Wings Magazine

Airline projections for 2019

The International Air Transport Association (IATA) forecasts the global airline industry net profit to be $35.5 billion in 2019, slightly ahead of the $32.3 billion expected net profit in 2018 (revised down from $33.8 billion forecast in June).

February 4, 2019  By Wings Staff

alexandre de Juniac of IATA expects a sharp fall in oil and solid GDP growth to provide a buffer.

Highlights of IATA’s projected 2019 performance include: The return on invested capital is expected to be 8.6 per cent (unchanged from 2018); margin on net post-tax profits is projected to be 4.0 per cent (basically unchanged from 3.9 per cent in 2018).

Overall industry revenues are expected to reach $885 billion (+7.7 per cent on $821 billion in 2018). Passenger numbers are expected to continue a climb reaching 4.59 billion (up from 4.34 billion in 2018). Cargo tonnes carried are expected to reach 65.9 million (up from 63.7 million in 2018). However, IATA projects there will be slightly lower demand growth for both passenger traffic (+6.0 per cent in 2019, +6.5 per cent in 2018) and cargo (+3.7 per cent in 2019, +4.1 per cent in 2018).

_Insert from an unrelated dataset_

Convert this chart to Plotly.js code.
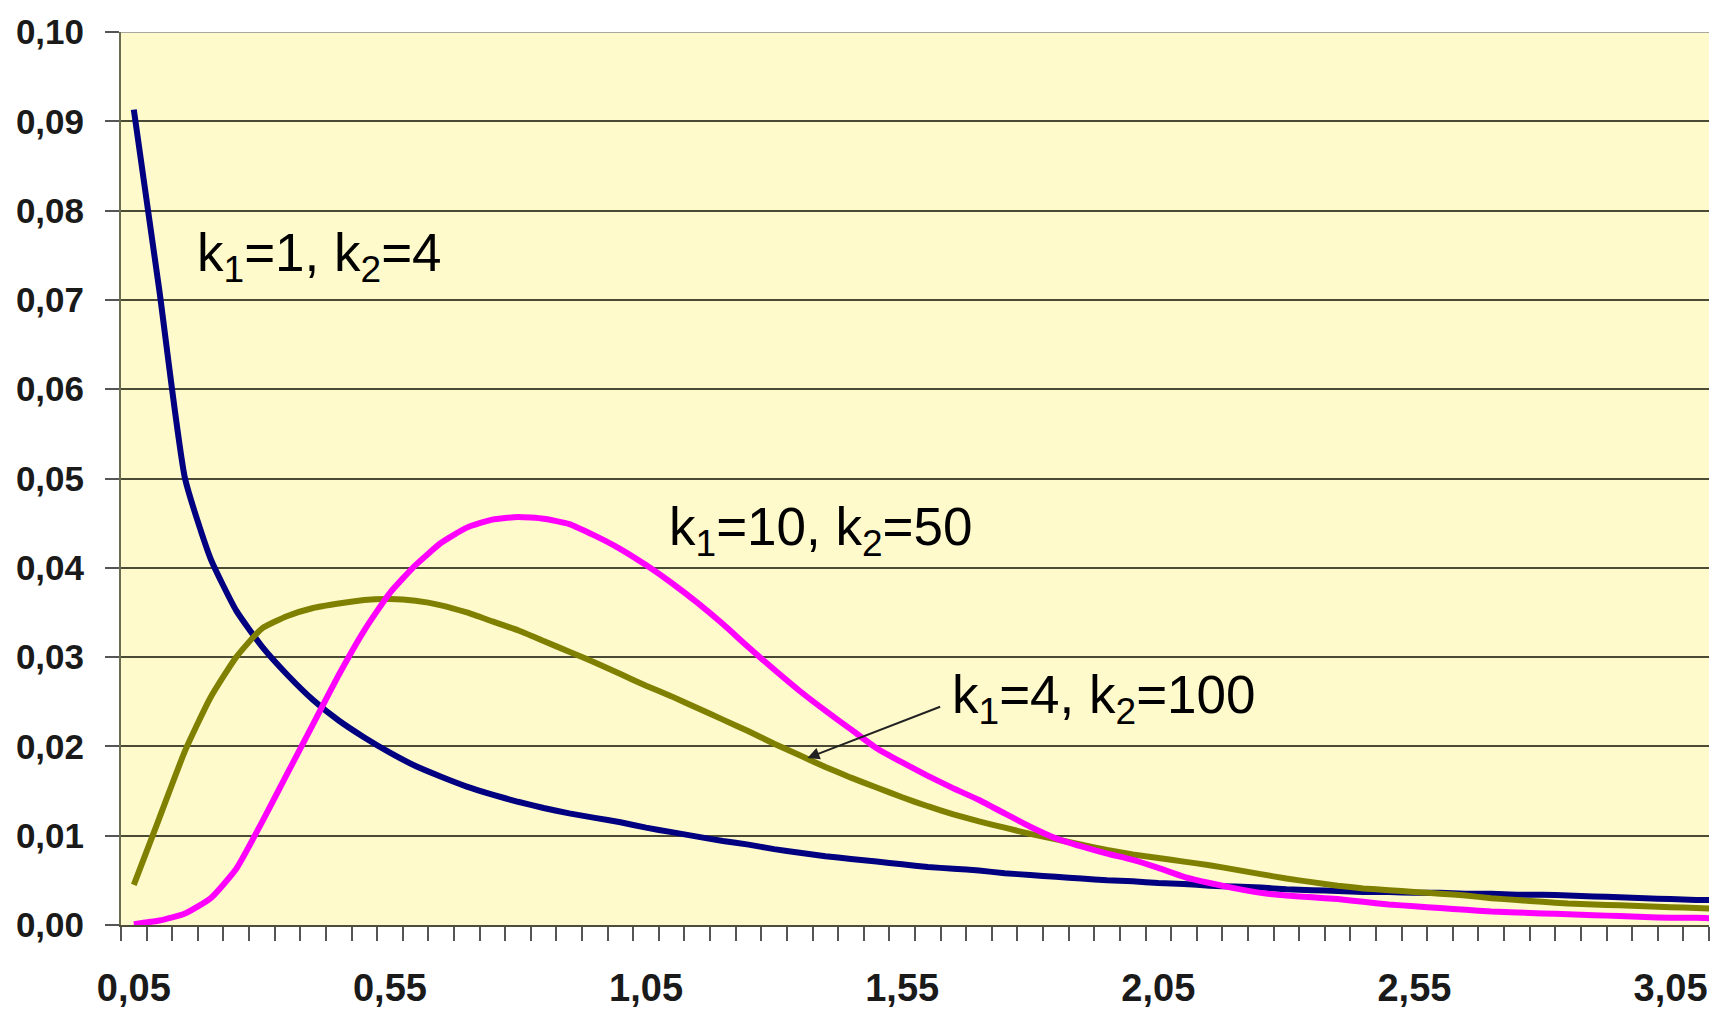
<!DOCTYPE html>
<html>
<head>
<meta charset="utf-8">
<script src="https://cdn.plot.ly/plotly-3.0.1.min.js"></script>
<style>
  html, body { margin: 0; padding: 0; background: #ffffff; }
  #chart { width: 1716px; height: 1009px; }
</style>
</head>
<body>
<div id="chart"></div>
<script>
// Category values on the x axis (step 0.05)
const xValues = [
  0.05, 0.10, 0.15, 0.20, 0.25, 0.30, 0.35, 0.40, 0.45, 0.50,
  0.55, 0.60, 0.65, 0.70, 0.75, 0.80, 0.85, 0.90, 0.95, 1.00,
  1.05, 1.10, 1.15, 1.20, 1.25, 1.30, 1.35, 1.40, 1.45, 1.50,
  1.55, 1.60, 1.65, 1.70, 1.75, 1.80, 1.85, 1.90, 1.95, 2.00,
  2.05, 2.10, 2.15, 2.20, 2.25, 2.30, 2.35, 2.40, 2.45, 2.50,
  2.55, 2.60, 2.65, 2.70, 2.75, 2.80, 2.85, 2.90, 2.95, 3.00,
  3.05, 3.10, 3.15
];

// k1=1, k2=4 (navy)
const seriesK1_1_K2_4 = [
  0.0913, 0.0710, 0.0500, 0.0410, 0.0352, 0.0312, 0.0280, 0.0252, 0.0229, 0.0210,
  0.0193, 0.0178, 0.0166, 0.0155, 0.0146, 0.0138, 0.0131, 0.0125, 0.0120, 0.0115,
  0.0109, 0.0104, 0.0099, 0.0094, 0.0090, 0.0085, 0.0081, 0.0077, 0.0074, 0.0071,
  0.0068, 0.0065, 0.0063, 0.0061, 0.0058, 0.0056, 0.0054, 0.0052, 0.0050, 0.0049,
  0.0047, 0.0046, 0.0044, 0.0043, 0.0042, 0.0040, 0.0039, 0.0038, 0.0037, 0.0037,
  0.0036, 0.0036, 0.0035, 0.0035, 0.0034, 0.0034, 0.0033, 0.0032, 0.0031, 0.0030,
  0.0029, 0.0028, 0.0028
];

// k1=10, k2=50 (magenta)
const seriesK1_10_K2_50 = [
  0.0001, 0.0005, 0.0013, 0.0030, 0.0063, 0.0115, 0.0170, 0.0225, 0.0280, 0.0330,
  0.0372, 0.0403, 0.0428, 0.0445, 0.0454, 0.0457, 0.0455, 0.0449, 0.0436, 0.0421,
  0.0403, 0.0383, 0.0361, 0.0337, 0.0311, 0.0286, 0.0262, 0.0240, 0.0219, 0.0198,
  0.0182, 0.0167, 0.0153, 0.0140, 0.0125, 0.0110, 0.0097, 0.0088, 0.0080, 0.0073,
  0.0064, 0.0054, 0.0047, 0.0041, 0.0036, 0.0033, 0.0031, 0.0029, 0.0026, 0.0023,
  0.0021, 0.0019, 0.0017, 0.0015, 0.0014, 0.0013, 0.0012, 0.0011, 0.0010, 0.0009,
  0.0008, 0.0008, 0.0007
];

// k1=4, k2=100 (olive)
const seriesK1_4_K2_100 = [
  0.0045, 0.0120, 0.0195, 0.0255, 0.0300, 0.0332, 0.0346, 0.0355, 0.0360, 0.0364,
  0.0365, 0.0363, 0.0358, 0.0350, 0.0340, 0.0330, 0.0318, 0.0306, 0.0294, 0.0281,
  0.0268, 0.0256, 0.0243, 0.0230, 0.0217, 0.0203, 0.0190, 0.0177, 0.0165, 0.0154,
  0.0143, 0.0133, 0.0124, 0.0116, 0.0109, 0.0102, 0.0096, 0.0090, 0.0084, 0.0079,
  0.0075, 0.0071, 0.0067, 0.0062, 0.0057, 0.0052, 0.0048, 0.0044, 0.0041, 0.0039,
  0.0037, 0.0035, 0.0033, 0.0030, 0.0028, 0.0026, 0.0024, 0.0023, 0.0022, 0.0021,
  0.0020, 0.0019, 0.0018
];

// Tick labels
const xTickVals = [0.05, 0.55, 1.05, 1.55, 2.05, 2.55, 3.05];
const xTickText = ["0,05", "0,55", "1,05", "1,55", "2,05", "2,55", "3,05"];

// Curve labels
const labelTexts = [
  "k<sub>1</sub>=1, k<sub>2</sub>=4",
  "k<sub>1</sub>=10, k<sub>2</sub>=50",
  "k<sub>1</sub>=4, k<sub>2</sub>=100"
];

const FONT = "Liberation Sans, Arial, sans-serif";

const lineStyle = (color) => ({ color: color, width: 6, shape: "spline", smoothing: 0.5 });

const traces = [
  { x: xValues, y: seriesK1_1_K2_4, mode: "lines", line: lineStyle("#000080"), hoverinfo: "skip" },
  { x: xValues, y: seriesK1_4_K2_100, mode: "lines", line: lineStyle("#808000"), hoverinfo: "skip" },
  { x: xValues, y: seriesK1_10_K2_50, mode: "lines", line: lineStyle("#FF00FF"), hoverinfo: "skip" }
];

const annFont = { family: FONT, size: 53, color: "#000000" };

const layout = {
  width: 1716,
  height: 1009,
  margin: { l: 121, r: 7, t: 32, b: 84, pad: 0 },
  paper_bgcolor: "#ffffff",
  plot_bgcolor: "#FFFACB",
  showlegend: false,
  separators: ", ",
  xaxis: {
    range: [0.025, 3.125],
    showgrid: false,
    zeroline: false,
    showline: true,
    linecolor: "#4d4d3a",
    linewidth: 2,
    tickmode: "array",
    tickvals: xTickVals,
    ticktext: xTickText,
    ticks: "",
    ticklabelstandoff: 28,
    tickfont: { family: FONT, size: 38, color: "#1a1a1a", weight: "bold" },
    minor: { ticks: "outside", tick0: 0.025, dtick: 0.05, ticklen: 14, tickwidth: 2, tickcolor: "#555555", showgrid: false }
  },
  yaxis: {
    range: [0, 0.1],
    tick0: 0,
    dtick: 0.01,
    tickformat: ".2f",
    showgrid: true,
    gridcolor: "#4a4a35",
    gridwidth: 2,
    zeroline: false,
    showline: true,
    linecolor: "#6b6b50",
    linewidth: 2,
    ticks: "outside",
    ticklen: 14,
    tickwidth: 2,
    tickcolor: "#555555",
    ticklabelstandoff: 14,
    tickfont: { family: FONT, size: 35, color: "#1a1a1a", weight: "bold" }
  },
  shapes: [
    { type: "line", xref: "paper", yref: "y", x0: 0, x1: 1, y0: 0.1, y1: 0.1, line: { color: "#a8a8a0", width: 2 } }
  ],
  annotations: [
    { x: 0.169, y: 0.0749, xref: "x", yref: "y", text: labelTexts[0], showarrow: false, xanchor: "left", yanchor: "middle", font: annFont },
    { x: 1.091, y: 0.0442, xref: "x", yref: "y", text: labelTexts[1], showarrow: false, xanchor: "left", yanchor: "middle", font: annFont },
    { x: 1.643, y: 0.0254, xref: "x", yref: "y", text: labelTexts[2], showarrow: false, xanchor: "left", yanchor: "middle", font: annFont },
    { x: 1.365, y: 0.0187, xref: "x", yref: "y", ax: 1.627, ay: 0.0245, axref: "x", ayref: "y", text: "", showarrow: true, arrowhead: 2, arrowsize: 1.2, arrowwidth: 2, arrowcolor: "#222222", standoff: 0, startstandoff: 0 }
  ]
};

Plotly.newPlot("chart", traces, layout, { staticPlot: true, displayModeBar: false });
</script>
</body>
</html>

IATA also projects an average net profit per departing passenger of $7.75 ($7.45 in 2018). Lower oil prices and solid – but slower – economic growth (+3.1 per cent) are extending the run of profits for the global airline industry, IATA explains, after profitability was squeezed by rising costs in 2018. IATA projects that 2019 will be the 10th year of profit and the fifth consecutive year where airlines deliver a return on capital that exceeds the industry’s cost of capital, creating value for its investors.

“We had expected that rising costs would weaken profitability in 2019. But the sharp fall in oil prices and solid GDP growth projections have provided a buffer. So we are cautiously optimistic that the run of solid value creation for investors will continue for at least another year. But there are downside risks as the economic and political environments remain volatile,” said Alexandre de Juniac, IATA’s director general and CEO.


In terms of economic growth: GDP is forecast to expand by 3.1 per cent in 2019 (marginally below the 3.2 per cent expansion in 2018). IATA explains this slower but still robust growth is a main driver of continued solid profitability. But the group also points to what it calls significant downside risks to growth from trade wars and political uncertainties like BREXIT, noting these factors are unlikely to offset the positive push from expansionary fiscal policy and growing business investment.

IATA projects jet fuel prices will average $81.3/barrel in 2019, lower than the $87.6/barrel average for 2018; and that fuel is expected to account for 24.2 per cent of the average airline’s operating costs (an increase from 23.5 per cent forecast for 2018).

Total employment by airlines is expected to reach 2.9 million in 2019, up 2.2 per cent on 2018. Wages are also rising, according to IATA, projecting that unit labour costs will increase by 2.1 per cent in 2019 after a long period of stability. In 2019, IATA expects productivity to increase by 2.9 per cent to 535,000 available tonne kilometres/employee.

Passenger traffic (RPKs) is expected to grow six per cent in 2019, according to IATA’s State of the Industry report, which will outpace the forecast capacity increase of 5.8 per cent, and remains above the 20-year trend growth rate.

IATA explains the 3.7 per cent annual increase in cargo tonnage to 65.9 million tonnes is the slowest pace since 2016, reflecting a weak world trade environment impacted by increasing protectionism. Cargo yields are expected to grow by 2.0 per cent, well below what IATA describes as the exceptional 10 per cent yield growth in 2018. It does, however, continue to benefit from the recent strengthening of the cargo business, says IATA, since cost increases are lower. Overall cargo revenues are expected to reach $116.1 billion (up from $109.8 billion in 2018).